Can I use my stapler for laminate flooring for engineered wood flooring?
Matt Thrane, training specialist at Wauwatosa, Wis.-based Gehl Flooring Supply, answers:
At many flooring companies, it has become standard to install laminate flooring with a 20-gauge flooring stapler (what many people refer to generically as a “Floor Runner,” which is actually a brand name), but this isn’t the right tool for installing engineered wood flooring.
Most laminate floors are thinner (1/4–1/2 inch) and constructed of a composite material that may require a thin-gauge staple so the fastener does not telegraph into the face of the material. Engineered flooring is constructed of plies of plywood or sometimes fillets and glued together in perpendicular layers. The final material thickness can range from 3/8–3/4 inch. With this additional thickness, a 20-gauge flooring stapler that may be sufficient for a laminate floor will not have the holding power to properly fasten an engineered floor.
A 20-gauge Floor Runner can only accept a staple length of 1 inch, and if you insert a 1-inch staple at the industry standard of 45 degrees into 9/16-inch flooring, you will penetrate into the subfloor only about a 1/16 inch—not nearly enough holding power for wood flooring. A wood floor installed that way will likely come loose from the subfloor with seasonal changes.
On the opposite end of the spectrum, using a standard hardwood flooring fastener (15.5-gauge staple or 16-gauge cleat) on engineered flooring may provide the correct subfloor penetration, but you will risk the fastener telegraphing through the surface of the flooring.
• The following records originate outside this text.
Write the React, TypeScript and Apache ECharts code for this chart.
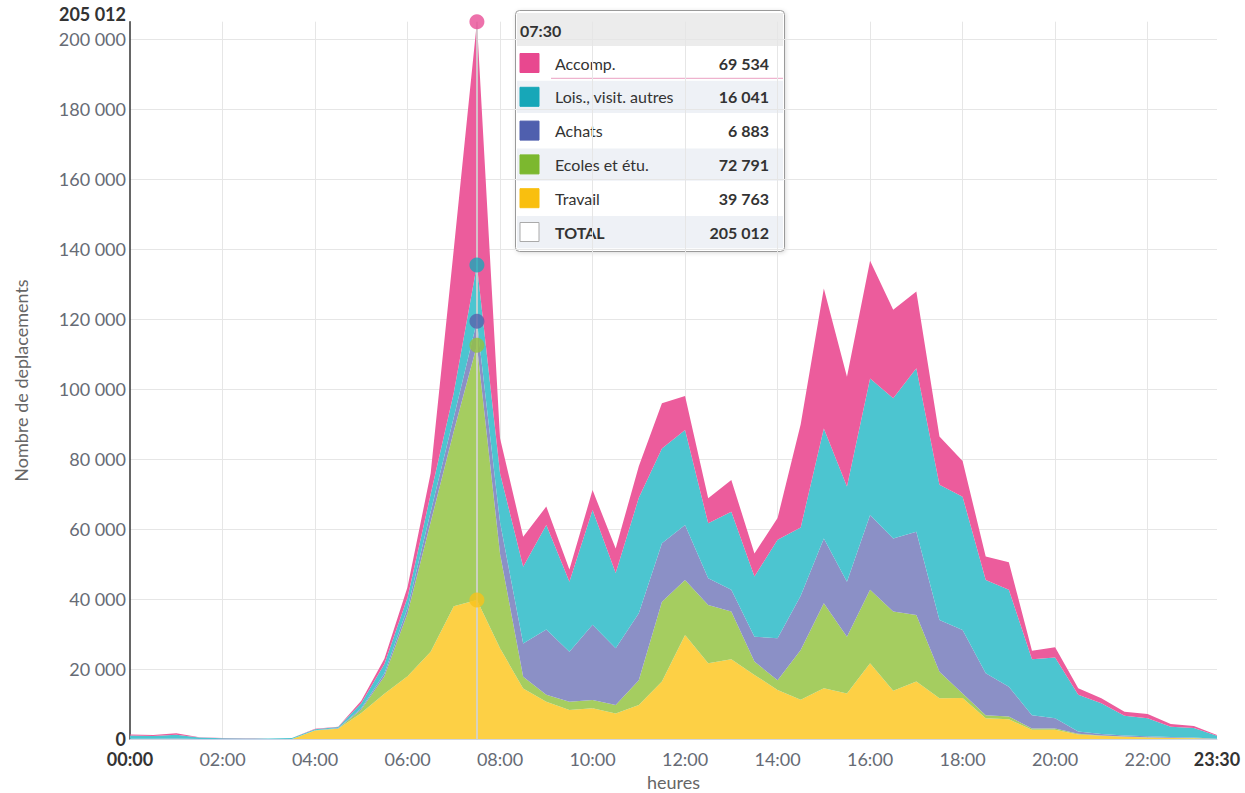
import React, { useEffect, useRef } from "react";
import * as echarts from "echarts";

const hours = [
  "00:00", "00:30", "01:00", "01:30", "02:00", "02:30", "03:00", "03:30",
  "04:00", "04:30", "05:00", "05:30", "06:00", "06:30", "07:00", "07:30",
  "08:00", "08:30", "09:00", "09:30", "10:00", "10:30", "11:00", "11:30",
  "12:00", "12:30", "13:00", "13:30", "14:00", "14:30", "15:00", "15:30",
  "16:00", "16:30", "17:00", "17:30", "18:00", "18:30", "19:00", "19:30",
  "20:00", "20:30", "21:00", "21:30", "22:00", "22:30", "23:00", "23:30",
];

const travail = [
  100, 100, 100, 50, 50, 50, 50, 100, 2500, 3000, 7500, 13000, 18000, 25000, 38000, 39763,
  26000, 14500, 10700, 8400, 8900, 7400, 9800, 16500, 29800, 21700, 22900, 18400, 14100, 11300, 14600, 13100,
  21700, 13900, 16500, 11700, 11800, 6000, 5700, 2700, 2700, 1400, 1000, 700, 500, 400, 300, 100,
];
const ecoles = [
  0, 0, 0, 0, 0, 0, 0, 0, 50, 100, 1000, 5000, 18000, 37000, 50000, 72791,
  27000, 3400, 2000, 2300, 2300, 2400, 7100, 22800, 15700, 16700, 13600, 3800, 2800, 14200, 24300, 16200,
  21000, 22600, 19000, 7600, 1300, 900, 800, 400, 400, 200, 100, 100, 50, 50, 50, 0,
];
const achats = [
  50, 50, 100, 50, 0, 0, 0, 0, 50, 100, 400, 800, 1500, 3000, 4000, 6883,
  9000, 9500, 18700, 14300, 21500, 16200, 19100, 16700, 15700, 7600, 6200, 7100, 12000, 15500, 18500, 15700,
  21400, 20900, 23800, 14800, 18100, 12000, 8500, 3800, 2900, 600, 400, 300, 300, 200, 150, 50,
];
const lois = [
  900, 800, 1100, 400, 250, 200, 150, 250, 300, 300, 1400, 2700, 3000, 5000, 7000, 16041,
  14000, 21900, 29800, 20000, 32800, 21500, 33000, 27100, 27200, 15700, 22300, 17200, 28100, 19500, 31400, 27200,
  39000, 40000, 46700, 38600, 38100, 26600, 27700, 16000, 17400, 10500, 8800, 5600, 5150, 2950, 2700, 850,
];
const accomp = [
  300, 250, 400, 100, 50, 50, 50, 50, 100, 100, 700, 1500, 3000, 6000, 41000, 69534,
  10000, 8600, 5300, 3500, 5700, 7000, 9000, 12900, 9700, 7200, 9100, 6600, 6200, 29500, 40000, 31400,
  33600, 25300, 21900, 13800, 10200, 6700, 7900, 2400, 2900, 1900, 1400, 1200, 1200, 800, 600, 200,
];

const HOVER = 15; // 07:30

const layers = [
  { name: "Travail", data: travail, area: "#fdd045", color: "#f9bf0f", marker: "#f7c21c" },
  { name: "Ecoles et étu.", data: ecoles, area: "#a5cd60", color: "#7cb82f", marker: "#94c23f" },
  { name: "Achats", data: achats, area: "#8b90c6", color: "#4f5fae", marker: "#5862ad" },
  { name: "Lois., visit. autres", data: lois, area: "#4cc5d0", color: "#17a7b8", marker: "#1ca8b9" },
  { name: "Accomp.", data: accomp, area: "#ec5c9c", color: "#e8488f", marker: "#e84e96" },
];

const fmt = (n: number) => String(Math.round(n)).replace(/\B(?=(\d{3})+(?!\d))/g, " ");

const FONT = "Lato, 'Open Sans', sans-serif";

export default function App() {
  const ref = useRef<HTMLDivElement>(null);

  useEffect(() => {
    if (!ref.current) return;
    const chart = echarts.init(ref.current, undefined, { renderer: "svg" });

    const totals = hours.map((_, i) => layers.reduce((s, l) => s + l.data[i], 0));
    const maxTotal = Math.max(...totals);

    let cum = 0;
    const markerData = layers.map((l) => {
      cum += l.data[HOVER];
      return { value: [HOVER, cum], itemStyle: { color: l.marker } };
    });

    const areaSeries = layers.map((l, idx) => ({
      name: l.name,
      type: "line",
      stack: "total",
      data: l.data,
      symbol: "none",
      showSymbol: false,
      lineStyle: { width: 0, opacity: 0 },
      areaStyle: { color: l.area, opacity: 1 },
      emphasis: { disabled: true },
      z: 2,
      ...(idx === layers.length - 1
        ? {
            markLine: {
              silent: true,
              symbol: ["none", "none"],
              label: { show: false },
              lineStyle: { color: "rgba(210,210,210,0.85)", width: 2, type: "solid" },
              data: [{ xAxis: hours[HOVER] }],
            },
          }
        : {}),
    }));

    const rowsInfo = [...layers].reverse().map((l) => ({
      name: l.name,
      value: l.data[HOVER],
      color: l.color,
      bold: false,
      total: false,
    }));
    rowsInfo.push({ name: "TOTAL", value: totals[HOVER], color: "#ffffff", bold: true, total: true });

    const rowTop = 37;
    const pitch = 33.8;
    const children: any[] = [
      {
        type: "rect",
        shape: { x: 0.5, y: 0.5, width: 269, height: 241, r: 4 },
        style: {
          fill: "rgba(255,255,255,0.97)",
          stroke: "#9a9a9a",
          lineWidth: 1,
          shadowBlur: 4,
          shadowColor: "rgba(0,0,0,0.15)",
          shadowOffsetX: 1,
          shadowOffsetY: 1,
        },
      },
      {
        type: "rect",
        shape: { x: 2, y: 3, width: 266, height: 33 },
        style: { fill: "#ececec" },
      },
      {
        type: "text",
        x: 5,
        y: 20,
        style: {
          text: hours[HOVER],
          font: `bold 16px ${FONT}`,
          fill: "#333333",
          verticalAlign: "middle",
          align: "left",
        },
      },
    ];
    rowsInfo.forEach((r, i) => {
      const top = rowTop + pitch * i;
      children.push({
        type: "rect",
        shape: { x: 2, y: top, width: 266, height: pitch - 1.5 },
        style: { fill: i % 2 === 0 ? "#ffffff" : "#eef1f6" },
      });
      children.push({
        type: "rect",
        shape: { x: 5, y: top + 6.5, width: 19, height: 19 },
        style: { fill: r.color, stroke: r.total ? "#aaaaaa" : r.color, lineWidth: 1 },
      });
      children.push({
        type: "text",
        x: 40,
        y: top + 16,
        style: {
          text: r.name,
          font: `${r.bold ? "bold " : ""}16px ${FONT}`,
          fill: "#333333",
          verticalAlign: "middle",
          align: "left",
        },
      });
      children.push({
        type: "text",
        x: 254,
        y: top + 16,
        style: {
          text: fmt(r.value),
          font: `bold 16px ${FONT}`,
          fill: "#333333",
          verticalAlign: "middle",
          align: "right",
        },
      });
    });
    children.push({
      type: "line",
      shape: { x1: 36, y1: rowTop + pitch - 2.5, x2: 268, y2: rowTop + pitch - 2.5 },
      style: { stroke: "#eaa0c2", lineWidth: 1 },
    });

    const option: any = {
      animation: false,
      textStyle: { fontFamily: FONT },
      grid: {
        left: 130,
        right: 28,
        top: 21.7,
        bottom: 53.7,
        containLabel: false,
        outerBoundsMode: "none",
      },
      xAxis: {
        type: "category",
        data: hours,
        boundaryGap: false,
        name: "heures",
        nameLocation: "middle",
        nameGap: 34,
        nameTextStyle: { fontSize: 18, lineHeight: 16, color: "#666666", fontFamily: FONT },
        axisLine: { show: true, lineStyle: { color: "#ccd6eb", width: 1 } },
        axisTick: { show: false },
        axisLabel: {
          interval: (i: number) => i % 4 === 0 || i === hours.length - 1,
          margin: 12,
          fontSize: 18,
          lineHeight: 16,
          color: "#666b75",
          fontFamily: FONT,
          formatter: (v: string, i: number) =>
            i === 0 || i === hours.length - 1 ? `{b|${v}}` : v,
          rich: {
            b: { fontWeight: "bold", color: "#333333", fontSize: 18, lineHeight: 16, fontFamily: FONT },
          },
        },
        splitLine: {
          show: true,
          interval: (i: number) => i > 0 && i % 4 === 0,
          lineStyle: { color: "#e6e6e6", width: 1 },
        },
      },
      yAxis: [
        {
          type: "value",
          min: 0,
          max: maxTotal,
          interval: 20000,
          name: "Nombre de deplacements",
          nameLocation: "middle",
          nameGap: 100,
          nameRotate: 90,
          nameTextStyle: { fontSize: 18, color: "#666666", fontFamily: FONT },
          axisLine: { show: true, lineStyle: { color: "#333333", width: 1.5 } },
          axisTick: { show: false },
          axisLabel: {
            margin: 4,
            fontSize: 18,
            lineHeight: 15,
            color: "#666b75",
            fontFamily: FONT,
            showMaxLabel: false,
            showMinLabel: true,
            hideOverlap: false,
            formatter: (v: number) => (v === 0 ? `{b|${fmt(v)}}` : fmt(v)),
            rich: {
              b: { fontWeight: "bold", color: "#333333", fontSize: 18, lineHeight: 15, fontFamily: FONT },
            },
          },
          splitLine: {
            show: true,
            lineStyle: {
              color: [...Array(11).fill("#e6e6e6"), "rgba(0,0,0,0)"],
              width: 1,
            },
          },
        },
        {
          type: "value",
          position: "left",
          min: 0,
          max: maxTotal,
          interval: maxTotal,
          axisLine: { show: false },
          axisTick: { show: false },
          splitLine: { show: false },
          axisLabel: {
            margin: 4,
            fontSize: 18,
            lineHeight: 15,
            verticalAlign: "bottom",
            showMinLabel: false,
            showMaxLabel: true,
            fontFamily: FONT,
            fontWeight: "bold",
            color: "#333333",
            formatter: (v: number) => (v === maxTotal ? fmt(v) : ""),
          },
        },
      ],
      series: [
        ...areaSeries,
        {
          name: "markers",
          type: "scatter",
          data: markerData,
          symbol: "circle",
          symbolSize: 15,
          z: 5,
          silent: true,
          emphasis: { disabled: true },
        },
      ],
      graphic: [
        {
          type: "group",
          x: 515,
          y: 10,
          z: 100,
          children,
        },
      ],
    };

    chart.setOption(option);
    return () => chart.dispose();
  }, []);

  return (
    <div
      ref={ref}
      style={{ position: "fixed", left: 0, top: 0, width: 1245, height: 793, background: "#ffffff" }}
    />
  );
}
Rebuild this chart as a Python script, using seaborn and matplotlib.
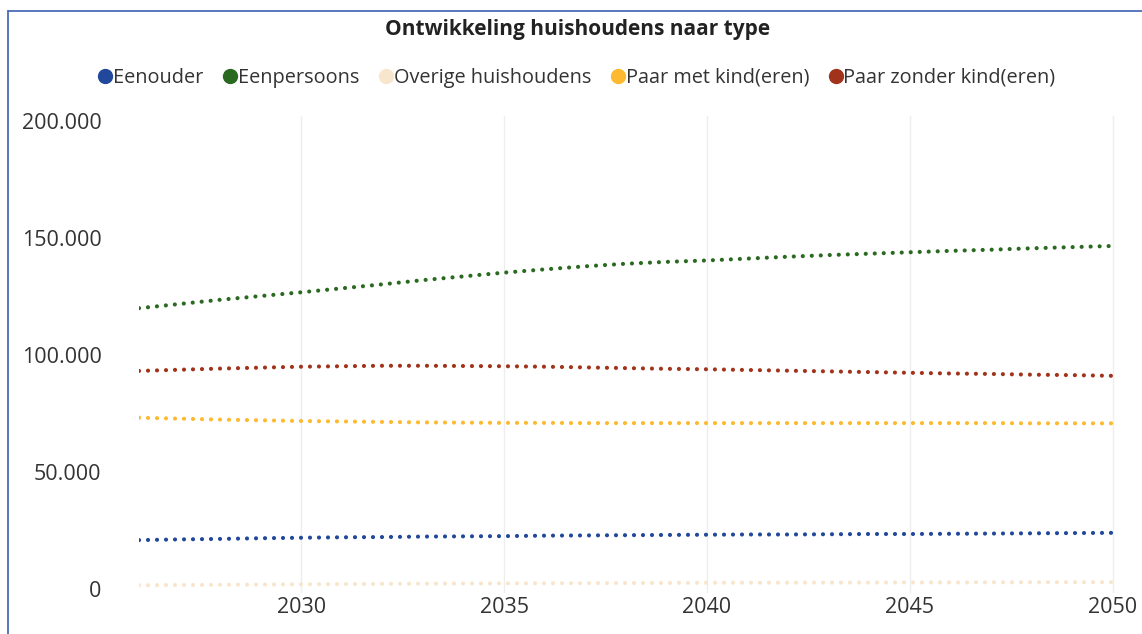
import matplotlib
matplotlib.use("Agg")
import matplotlib.pyplot as plt
from matplotlib.lines import Line2D
import seaborn as sns
import pandas as pd

years = list(range(2026, 2051))
series_names = ["Eenouder", "Eenpersoons", "Overige huishoudens",
                "Paar met kind(eren)", "Paar zonder kind(eren)"]
eenouder = [20900, 21200, 21400, 21700, 21900, 22100, 22200, 22400, 22500, 22600,
            22800, 22900, 23000, 23100, 23200, 23300, 23300, 23400, 23500, 23500,
            23600, 23700, 23800, 23900, 24000]
eenpersoons = [120000, 121800, 123600, 125200, 126800, 128500, 130200, 132000, 133600, 135200,
               136600, 137900, 139000, 139800, 140400, 141200, 142000, 142700, 143300, 143900,
               144500, 145000, 145600, 146100, 146600]
overige = [1600, 1700, 1800, 1900, 2000, 2100, 2200, 2300, 2350, 2400,
           2450, 2500, 2550, 2600, 2650, 2700, 2700, 2750, 2750, 2800,
           2800, 2850, 2850, 2900, 2900]
paar_met = [73200, 72800, 72400, 72100, 71800, 71600, 71400, 71200, 71100, 71000,
            71000, 70900, 70900, 70900, 70900, 70900, 70900, 70900, 70900, 70900,
            70900, 70900, 70800, 70800, 70800]
paar_zonder = [93200, 93700, 94200, 94600, 95000, 95200, 95400, 95400, 95300, 95200,
               95000, 94700, 94400, 94100, 93900, 93600, 93300, 93000, 92700, 92400,
               92100, 91900, 91600, 91400, 91100]
colors = ["#21489A", "#2A6A20", "#F8E6CC", "#FDB92F", "#A1331B"]
x_ticks = [2030, 2035, 2040, 2045, 2050]
y_ticks = [0, 50000, 100000, 150000, 200000]
y_tick_labels = ["0", "50.000", "100.000", "150.000", "200.000"]
title = "Ontwikkeling huishoudens naar type"

values = [eenouder, eenpersoons, overige, paar_met, paar_zonder]
df = pd.concat([pd.DataFrame({"Jaar": years, "Aantal": v, "Type": n})
                for n, v in zip(series_names, values)], ignore_index=True)

sns.set_theme(style="white")
plt.rcParams["font.family"] = ["Open Sans", "DejaVu Sans"]

fig = plt.figure(figsize=(11.42, 6.34), dpi=100)
ax = fig.add_axes([139 / 1142, 1 - 589 / 634, (1112.7 - 139) / 1142, (589 - 121) / 634])

lw = 3.0
sns.lineplot(data=df, x="Jaar", y="Aantal", hue="Type", hue_order=series_names,
             palette=colors, ax=ax, legend=False, linewidth=lw,
             linestyle=(0, (0.01, 2.15)), dash_capstyle="round", zorder=3)

ax.set_xlim(2026, 2050)
ax.set_ylim(0, 200000)
ax.set_xticks(x_ticks)
ax.set_xticklabels([str(t) for t in x_ticks])
ax.set_yticks(y_ticks)
ax.set_yticklabels(y_tick_labels)
ax.tick_params(axis="both", length=0, labelsize=15.5, labelcolor="#333333")
ax.tick_params(axis="y", pad=27)
ax.tick_params(axis="x", pad=6)
ax.set_xlabel("")
ax.set_ylabel("")
for s in ax.spines.values():
    s.set_visible(False)
ax.grid(False)
for t in x_ticks:
    ax.axvline(t, ymin=-0.007, ymax=1.01, color="#EEEEEE", linewidth=1, zorder=0, clip_on=False)

fig.text(0.506, 1 - 29 / 634, title, ha="center", va="center", fontsize=15,
         fontweight="bold", color="#222222")

handles = [Line2D([0], [0], marker="o", linestyle="none", markersize=10,
                  markerfacecolor=c, markeredgecolor=c) for c in colors]
fig.legend(handles, series_names, loc="center", bbox_to_anchor=(0.504, 1 - 78 / 634),
           ncol=5, frameon=False, fontsize=14.3, handletextpad=-0.1,
           columnspacing=0.83, handlelength=1.0, labelcolor="#333333")

# frame
fig.add_artist(Line2D([8 / 1142, 1.0], [1 - 10.5 / 634, 1 - 10.5 / 634],
                      transform=fig.transFigure, color="#4A6DB5", linewidth=1.3))
fig.add_artist(Line2D([8 / 1142, 8 / 1142], [1 - 10.5 / 634, 0],
                      transform=fig.transFigure, color="#4A6DB5", linewidth=1.3))

fig.savefig("out.png", dpi=100)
A commonly recommended fastener for engineered flooring is an 18- or 20-gauge staple or cleat in a nailer that will accept a fastener length up to 11/2 inch. Many manufacturers make a gun that will accept these fasteners.
Always check with the installation guidelines of the material you are working with, as most flooring manufacturers have suggested guns to install their flooring.